I caught this comment on Daily Pundit:
Strange how a language made up for TV and movies has more speakers than Esperanto. And in less time.
The language in question is tlhIngan Hol, otherwise known as Klingon, and not having access to the census records of the Klingon Empire, I suspect there may be more actual speakers of Esperanto, at least on this plain granite planet, though few, as the phrase goes, speak it like a native. (Among those few: Jim DiGriz and George Soros. Determining which of the two might be more slippery is left as an exercise for the student.)

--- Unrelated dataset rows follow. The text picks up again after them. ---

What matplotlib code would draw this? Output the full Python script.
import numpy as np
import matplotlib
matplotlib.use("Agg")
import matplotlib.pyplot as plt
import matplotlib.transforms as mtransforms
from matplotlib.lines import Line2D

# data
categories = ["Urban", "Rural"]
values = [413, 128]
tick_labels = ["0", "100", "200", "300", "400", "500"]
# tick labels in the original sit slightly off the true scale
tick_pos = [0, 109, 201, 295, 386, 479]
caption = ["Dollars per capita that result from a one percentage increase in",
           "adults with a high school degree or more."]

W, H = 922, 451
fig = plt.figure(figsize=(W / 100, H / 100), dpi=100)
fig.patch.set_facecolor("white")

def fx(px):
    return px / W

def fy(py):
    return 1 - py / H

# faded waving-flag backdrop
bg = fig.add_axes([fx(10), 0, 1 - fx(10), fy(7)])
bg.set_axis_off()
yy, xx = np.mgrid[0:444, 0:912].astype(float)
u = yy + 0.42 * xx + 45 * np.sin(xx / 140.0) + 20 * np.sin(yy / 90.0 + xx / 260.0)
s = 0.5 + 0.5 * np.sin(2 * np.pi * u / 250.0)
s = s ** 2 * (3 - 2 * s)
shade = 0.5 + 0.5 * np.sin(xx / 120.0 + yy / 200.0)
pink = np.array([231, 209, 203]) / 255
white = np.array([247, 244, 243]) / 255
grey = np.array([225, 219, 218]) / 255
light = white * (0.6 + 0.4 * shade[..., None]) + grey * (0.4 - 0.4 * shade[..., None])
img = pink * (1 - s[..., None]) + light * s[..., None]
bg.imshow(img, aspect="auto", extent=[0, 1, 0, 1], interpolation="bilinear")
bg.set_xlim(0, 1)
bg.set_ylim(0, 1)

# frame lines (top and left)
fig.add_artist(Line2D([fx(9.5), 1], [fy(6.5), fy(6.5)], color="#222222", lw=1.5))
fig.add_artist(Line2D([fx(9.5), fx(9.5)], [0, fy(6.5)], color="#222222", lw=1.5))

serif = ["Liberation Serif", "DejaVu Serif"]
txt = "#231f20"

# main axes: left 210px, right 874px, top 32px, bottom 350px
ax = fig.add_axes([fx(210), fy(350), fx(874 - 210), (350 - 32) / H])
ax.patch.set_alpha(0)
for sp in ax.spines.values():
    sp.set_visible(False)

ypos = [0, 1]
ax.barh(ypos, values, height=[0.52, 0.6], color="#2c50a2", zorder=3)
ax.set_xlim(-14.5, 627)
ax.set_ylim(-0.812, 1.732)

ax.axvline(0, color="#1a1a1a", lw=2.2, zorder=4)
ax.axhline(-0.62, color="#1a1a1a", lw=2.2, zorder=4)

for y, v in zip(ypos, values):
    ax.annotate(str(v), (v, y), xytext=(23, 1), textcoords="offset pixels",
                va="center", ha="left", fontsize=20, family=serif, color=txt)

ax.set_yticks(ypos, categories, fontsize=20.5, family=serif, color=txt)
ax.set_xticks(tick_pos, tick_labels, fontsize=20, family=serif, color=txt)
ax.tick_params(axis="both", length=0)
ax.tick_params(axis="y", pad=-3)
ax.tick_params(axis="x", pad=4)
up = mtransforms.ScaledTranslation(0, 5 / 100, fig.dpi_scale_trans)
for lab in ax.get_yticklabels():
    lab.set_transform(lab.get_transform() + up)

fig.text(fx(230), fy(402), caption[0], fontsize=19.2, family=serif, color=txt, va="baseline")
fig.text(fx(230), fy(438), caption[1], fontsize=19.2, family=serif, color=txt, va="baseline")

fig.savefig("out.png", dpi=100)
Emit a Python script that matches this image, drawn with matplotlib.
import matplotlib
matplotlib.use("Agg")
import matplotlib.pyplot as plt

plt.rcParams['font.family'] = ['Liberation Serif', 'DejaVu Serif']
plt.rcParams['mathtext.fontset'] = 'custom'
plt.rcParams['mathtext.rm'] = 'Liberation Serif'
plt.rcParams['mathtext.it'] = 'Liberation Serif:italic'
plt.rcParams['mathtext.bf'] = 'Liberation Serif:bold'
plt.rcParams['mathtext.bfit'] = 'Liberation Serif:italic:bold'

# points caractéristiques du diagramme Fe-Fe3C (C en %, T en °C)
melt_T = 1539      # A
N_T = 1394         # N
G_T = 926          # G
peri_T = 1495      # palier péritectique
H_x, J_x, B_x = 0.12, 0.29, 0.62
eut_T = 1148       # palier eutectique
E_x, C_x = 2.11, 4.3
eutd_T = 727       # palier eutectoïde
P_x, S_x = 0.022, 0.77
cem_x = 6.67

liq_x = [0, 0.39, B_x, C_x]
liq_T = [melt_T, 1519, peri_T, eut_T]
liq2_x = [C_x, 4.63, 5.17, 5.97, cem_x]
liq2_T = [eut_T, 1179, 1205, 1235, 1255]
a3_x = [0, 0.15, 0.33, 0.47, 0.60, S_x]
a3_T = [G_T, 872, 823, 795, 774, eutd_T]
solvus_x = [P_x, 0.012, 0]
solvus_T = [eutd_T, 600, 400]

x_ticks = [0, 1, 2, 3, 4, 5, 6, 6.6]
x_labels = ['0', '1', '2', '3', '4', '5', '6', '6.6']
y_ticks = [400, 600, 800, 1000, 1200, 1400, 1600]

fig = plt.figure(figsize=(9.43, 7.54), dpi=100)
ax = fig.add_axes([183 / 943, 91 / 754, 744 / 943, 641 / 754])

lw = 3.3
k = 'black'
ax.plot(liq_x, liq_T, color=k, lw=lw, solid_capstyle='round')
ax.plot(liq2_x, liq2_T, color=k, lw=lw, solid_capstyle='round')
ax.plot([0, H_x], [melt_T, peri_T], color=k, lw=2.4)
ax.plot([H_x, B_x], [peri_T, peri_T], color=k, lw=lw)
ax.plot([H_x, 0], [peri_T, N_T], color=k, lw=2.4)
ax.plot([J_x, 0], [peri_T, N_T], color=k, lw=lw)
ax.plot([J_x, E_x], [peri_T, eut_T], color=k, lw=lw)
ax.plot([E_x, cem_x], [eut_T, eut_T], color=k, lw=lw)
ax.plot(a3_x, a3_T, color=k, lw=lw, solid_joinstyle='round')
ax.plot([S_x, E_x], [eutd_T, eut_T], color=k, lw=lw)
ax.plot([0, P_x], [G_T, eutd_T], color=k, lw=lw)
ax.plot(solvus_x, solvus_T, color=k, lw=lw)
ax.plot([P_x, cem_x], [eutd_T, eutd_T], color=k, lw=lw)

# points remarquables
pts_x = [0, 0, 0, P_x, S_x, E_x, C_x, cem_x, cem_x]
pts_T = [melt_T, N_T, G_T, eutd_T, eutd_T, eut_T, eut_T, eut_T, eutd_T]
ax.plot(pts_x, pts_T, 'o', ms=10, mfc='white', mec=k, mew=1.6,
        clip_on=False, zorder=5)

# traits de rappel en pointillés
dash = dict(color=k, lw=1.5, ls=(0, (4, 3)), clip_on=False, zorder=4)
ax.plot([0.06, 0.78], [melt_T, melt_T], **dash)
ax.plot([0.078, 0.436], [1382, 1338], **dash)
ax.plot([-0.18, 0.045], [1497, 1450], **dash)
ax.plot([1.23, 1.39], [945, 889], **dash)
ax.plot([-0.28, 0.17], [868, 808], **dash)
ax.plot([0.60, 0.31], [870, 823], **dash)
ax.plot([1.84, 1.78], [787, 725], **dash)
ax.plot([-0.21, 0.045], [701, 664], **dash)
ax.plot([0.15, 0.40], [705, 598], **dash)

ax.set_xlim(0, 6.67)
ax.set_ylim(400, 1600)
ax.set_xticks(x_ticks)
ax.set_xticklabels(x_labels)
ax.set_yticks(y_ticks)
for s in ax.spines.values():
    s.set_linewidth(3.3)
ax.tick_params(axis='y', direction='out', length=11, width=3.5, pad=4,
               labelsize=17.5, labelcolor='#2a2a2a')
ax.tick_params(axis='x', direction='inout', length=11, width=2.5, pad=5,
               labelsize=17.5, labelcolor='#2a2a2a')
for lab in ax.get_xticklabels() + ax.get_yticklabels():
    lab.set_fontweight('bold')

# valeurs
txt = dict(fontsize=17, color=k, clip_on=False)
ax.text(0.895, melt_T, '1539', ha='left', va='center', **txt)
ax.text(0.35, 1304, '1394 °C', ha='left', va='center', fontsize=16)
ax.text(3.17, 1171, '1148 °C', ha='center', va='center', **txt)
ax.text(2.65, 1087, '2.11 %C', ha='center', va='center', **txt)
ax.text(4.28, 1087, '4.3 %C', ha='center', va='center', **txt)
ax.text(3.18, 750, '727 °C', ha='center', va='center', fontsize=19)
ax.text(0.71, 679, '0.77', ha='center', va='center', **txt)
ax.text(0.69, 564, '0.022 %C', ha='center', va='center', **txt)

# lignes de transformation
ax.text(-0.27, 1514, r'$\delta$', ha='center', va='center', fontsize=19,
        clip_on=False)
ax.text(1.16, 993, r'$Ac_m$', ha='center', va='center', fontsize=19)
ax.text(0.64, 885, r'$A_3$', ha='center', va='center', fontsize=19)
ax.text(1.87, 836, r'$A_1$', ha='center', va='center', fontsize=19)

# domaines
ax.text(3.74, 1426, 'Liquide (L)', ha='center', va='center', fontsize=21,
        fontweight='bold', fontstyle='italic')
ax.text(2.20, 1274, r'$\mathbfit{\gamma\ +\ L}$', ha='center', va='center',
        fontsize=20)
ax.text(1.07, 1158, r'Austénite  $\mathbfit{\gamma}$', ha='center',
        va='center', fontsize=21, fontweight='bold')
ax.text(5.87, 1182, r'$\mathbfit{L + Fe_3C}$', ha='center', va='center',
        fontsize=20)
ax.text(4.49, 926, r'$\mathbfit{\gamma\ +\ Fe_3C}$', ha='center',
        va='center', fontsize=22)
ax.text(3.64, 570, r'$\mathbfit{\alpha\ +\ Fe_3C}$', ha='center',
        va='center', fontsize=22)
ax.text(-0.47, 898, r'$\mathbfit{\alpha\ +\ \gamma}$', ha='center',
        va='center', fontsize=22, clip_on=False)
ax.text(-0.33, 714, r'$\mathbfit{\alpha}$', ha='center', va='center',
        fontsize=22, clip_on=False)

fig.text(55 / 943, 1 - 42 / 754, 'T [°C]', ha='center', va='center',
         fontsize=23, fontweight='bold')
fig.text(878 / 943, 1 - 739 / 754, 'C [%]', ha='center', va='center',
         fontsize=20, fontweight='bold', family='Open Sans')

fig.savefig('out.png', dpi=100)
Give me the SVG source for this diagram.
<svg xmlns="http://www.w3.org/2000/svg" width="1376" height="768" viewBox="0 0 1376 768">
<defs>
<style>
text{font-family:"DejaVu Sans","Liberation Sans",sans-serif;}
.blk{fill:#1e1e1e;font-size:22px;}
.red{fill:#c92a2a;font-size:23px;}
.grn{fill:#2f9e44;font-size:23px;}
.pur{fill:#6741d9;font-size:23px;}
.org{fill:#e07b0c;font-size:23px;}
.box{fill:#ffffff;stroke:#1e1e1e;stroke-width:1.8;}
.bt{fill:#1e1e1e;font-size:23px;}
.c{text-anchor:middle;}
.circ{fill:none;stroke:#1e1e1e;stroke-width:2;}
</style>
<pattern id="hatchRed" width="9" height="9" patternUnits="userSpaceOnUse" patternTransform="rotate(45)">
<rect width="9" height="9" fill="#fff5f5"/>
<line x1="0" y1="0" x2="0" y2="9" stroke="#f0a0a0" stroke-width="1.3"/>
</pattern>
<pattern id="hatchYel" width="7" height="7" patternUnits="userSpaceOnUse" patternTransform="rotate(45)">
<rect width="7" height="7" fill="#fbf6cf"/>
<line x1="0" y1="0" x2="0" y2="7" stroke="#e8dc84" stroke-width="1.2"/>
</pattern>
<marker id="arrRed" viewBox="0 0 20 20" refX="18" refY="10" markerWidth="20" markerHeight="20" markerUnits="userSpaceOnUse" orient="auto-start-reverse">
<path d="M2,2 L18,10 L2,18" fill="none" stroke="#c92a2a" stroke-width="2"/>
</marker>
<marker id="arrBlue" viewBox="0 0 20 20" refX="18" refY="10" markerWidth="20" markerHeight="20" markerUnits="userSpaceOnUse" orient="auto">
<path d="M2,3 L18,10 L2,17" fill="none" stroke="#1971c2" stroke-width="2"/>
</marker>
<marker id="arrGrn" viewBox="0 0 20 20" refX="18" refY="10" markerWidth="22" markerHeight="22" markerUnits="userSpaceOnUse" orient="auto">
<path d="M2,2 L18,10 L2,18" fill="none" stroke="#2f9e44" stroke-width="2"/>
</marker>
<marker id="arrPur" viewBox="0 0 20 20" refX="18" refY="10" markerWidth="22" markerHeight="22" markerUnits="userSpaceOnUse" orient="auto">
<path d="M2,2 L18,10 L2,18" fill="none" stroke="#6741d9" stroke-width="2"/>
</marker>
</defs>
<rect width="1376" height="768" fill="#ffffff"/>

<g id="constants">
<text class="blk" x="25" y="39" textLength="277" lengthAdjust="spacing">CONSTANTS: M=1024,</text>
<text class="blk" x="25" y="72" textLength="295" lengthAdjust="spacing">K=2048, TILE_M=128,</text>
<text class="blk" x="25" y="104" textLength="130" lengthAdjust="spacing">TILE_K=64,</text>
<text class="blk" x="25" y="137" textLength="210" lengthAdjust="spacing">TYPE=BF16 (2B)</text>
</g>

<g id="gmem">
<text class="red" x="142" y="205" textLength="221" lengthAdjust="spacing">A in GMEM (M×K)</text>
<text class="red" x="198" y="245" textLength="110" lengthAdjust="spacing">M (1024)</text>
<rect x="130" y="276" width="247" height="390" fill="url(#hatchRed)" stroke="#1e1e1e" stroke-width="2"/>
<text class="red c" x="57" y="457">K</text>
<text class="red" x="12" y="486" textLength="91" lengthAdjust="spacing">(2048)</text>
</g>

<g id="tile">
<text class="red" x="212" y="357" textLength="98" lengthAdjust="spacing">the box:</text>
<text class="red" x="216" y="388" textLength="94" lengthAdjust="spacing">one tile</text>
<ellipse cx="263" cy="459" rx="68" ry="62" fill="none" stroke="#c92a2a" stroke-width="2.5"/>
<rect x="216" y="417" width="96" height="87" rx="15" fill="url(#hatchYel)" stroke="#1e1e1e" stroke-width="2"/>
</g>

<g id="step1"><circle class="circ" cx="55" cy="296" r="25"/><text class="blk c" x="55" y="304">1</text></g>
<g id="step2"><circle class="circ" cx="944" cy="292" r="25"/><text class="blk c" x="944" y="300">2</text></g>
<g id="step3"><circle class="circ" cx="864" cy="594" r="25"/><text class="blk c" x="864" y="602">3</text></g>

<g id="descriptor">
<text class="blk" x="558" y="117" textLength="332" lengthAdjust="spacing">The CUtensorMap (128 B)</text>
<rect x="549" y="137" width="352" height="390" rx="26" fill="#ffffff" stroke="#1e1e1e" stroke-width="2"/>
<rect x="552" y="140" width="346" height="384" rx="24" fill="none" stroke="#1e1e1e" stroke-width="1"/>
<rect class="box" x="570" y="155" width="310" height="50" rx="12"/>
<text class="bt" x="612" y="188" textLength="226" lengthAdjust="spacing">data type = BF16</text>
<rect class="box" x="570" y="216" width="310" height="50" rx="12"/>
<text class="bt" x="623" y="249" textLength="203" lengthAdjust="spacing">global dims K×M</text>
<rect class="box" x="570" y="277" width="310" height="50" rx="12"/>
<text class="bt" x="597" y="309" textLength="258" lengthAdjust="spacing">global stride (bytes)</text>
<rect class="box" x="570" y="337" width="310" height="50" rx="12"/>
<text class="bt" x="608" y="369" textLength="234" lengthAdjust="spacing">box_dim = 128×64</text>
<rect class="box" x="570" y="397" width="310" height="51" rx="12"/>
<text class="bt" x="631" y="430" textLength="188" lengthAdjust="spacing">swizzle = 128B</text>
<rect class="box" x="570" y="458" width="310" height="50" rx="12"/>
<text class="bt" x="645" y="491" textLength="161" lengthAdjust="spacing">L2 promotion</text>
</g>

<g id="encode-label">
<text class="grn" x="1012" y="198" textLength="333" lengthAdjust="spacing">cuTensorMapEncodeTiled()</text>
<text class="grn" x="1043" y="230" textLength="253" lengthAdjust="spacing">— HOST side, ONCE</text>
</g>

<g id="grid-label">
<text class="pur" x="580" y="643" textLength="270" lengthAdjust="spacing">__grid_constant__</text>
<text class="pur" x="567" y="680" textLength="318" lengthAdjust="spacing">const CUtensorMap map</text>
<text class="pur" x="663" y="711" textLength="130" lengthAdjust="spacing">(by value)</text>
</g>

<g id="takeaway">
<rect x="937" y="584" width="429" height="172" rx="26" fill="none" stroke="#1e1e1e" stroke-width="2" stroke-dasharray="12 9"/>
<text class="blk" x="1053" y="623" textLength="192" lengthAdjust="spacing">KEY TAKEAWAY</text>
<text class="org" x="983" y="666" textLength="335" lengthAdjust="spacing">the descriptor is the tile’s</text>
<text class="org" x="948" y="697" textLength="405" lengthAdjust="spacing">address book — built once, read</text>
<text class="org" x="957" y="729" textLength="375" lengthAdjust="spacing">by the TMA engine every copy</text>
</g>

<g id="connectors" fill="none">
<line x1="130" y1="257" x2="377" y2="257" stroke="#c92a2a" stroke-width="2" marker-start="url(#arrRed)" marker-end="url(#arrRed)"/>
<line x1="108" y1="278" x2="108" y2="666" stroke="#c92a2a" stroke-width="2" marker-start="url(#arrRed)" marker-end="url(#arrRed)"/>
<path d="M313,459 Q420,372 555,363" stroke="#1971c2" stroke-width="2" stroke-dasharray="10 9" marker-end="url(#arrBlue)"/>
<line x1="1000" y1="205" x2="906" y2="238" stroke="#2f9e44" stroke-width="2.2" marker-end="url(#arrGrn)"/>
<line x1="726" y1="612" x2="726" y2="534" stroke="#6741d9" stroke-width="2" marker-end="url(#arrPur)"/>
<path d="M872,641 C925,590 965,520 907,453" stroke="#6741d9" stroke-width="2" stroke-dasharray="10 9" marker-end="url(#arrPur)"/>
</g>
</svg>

There is, however, a distant Star Trek connection to Esperanto: Leslie Stevens’ 1965 horror film Incubus, entirely written in Esperanto, starring a pre-Starfleet William Shatner.
Tangents? What tangents?



fillyjonk »
11 December 2009 · 5:43 pm
I have to be terribly careful about brain drift. Especially if it starts to happen when I am up in front of a class. Because then my students mind wind up learning about how lichens were used to dye wool, or urine as a dyeing mordant, or how pregnant horse urine was at one time used as a source of hormones for the BCP, or how vets determine that a large farm animal is actually pregnant.
I can also get on the internet to look up “just this one thing” and log off two hours later.
Not sure whether to consider those brain properties a bug or a feature.
canadienne »
11 December 2009 · 11:22 pm
How do you KNOW stuff like the fact that William Shatner starred in an Esperanto film? My brain drifts, while constant, never seem to be that interesting. Your brain must be a fascinating place to inhabit.
CGHill »
11 December 2009 · 11:39 pm
Actually, I did not know that before starting this little fugue. Credit it to pure serendipity.
And anyway, one of the hallmarks of this place is the occasional connection of dots no one else would ever see: I suspect no one else would bother to work in a reference to the War of Jenkins’ Ear while writing about Janet’s — “Miss Jackson’s,” if you’re nasty — Super Bowl wardrobe malfunction.
(Yes, really.)
Miĉjo »
12 December 2009 · 1:54 am
I suspect there may be more actual speakers of Esperanto, at least on this plain granite planet
You suspect right. Estimates vary, but a professor of sociolinguistics conducted in-field research to arrive at a figure of about 2,000,000 FSI-level-3 speakers, level 3 being “general professional proficiency, able to speak the language with sufficient structural accuracy and vocabulary to participate effectively in most formal and informal conversations”. The world’s fluent Klingon speakers are said to be able to go out to dinner together comfortably.
As an aside, not all Esperanto speakers are admirers of George Soros. Besides, he essentially parted company with the language when he moved to the U.S.
though few, as the phrase goes, speak it like a native
True, but then, that’s the idea :-).
Esperanto just might be a (temporary) remedy for braindrift. It’s both logical and simple, so you can pick it up quickly and enjoyably, and you can actually use it with the 2,000,000 or so speakers, which are now easy to find on the Internet. But on second thought, maybe not: it’s particularly rich in modes of expression, and one challenge Esperanto speakers often take up is to see how many different, grammatically correct ways they can say the same thing.
unimpressed »
12 December 2009 · 2:57 am
@fillyjonk: A gift or a curse? (If you’re a Monkophile.)
fillyjonk »
12 December 2009 · 4:14 pm
unimpressed: I tend to consider it a gift, but I think my students consider it a curse. (I have, at least once, been compared to “Ducky” on NCIS. Though I notice they’ve toned down his tendency to ramble in recent seasons.)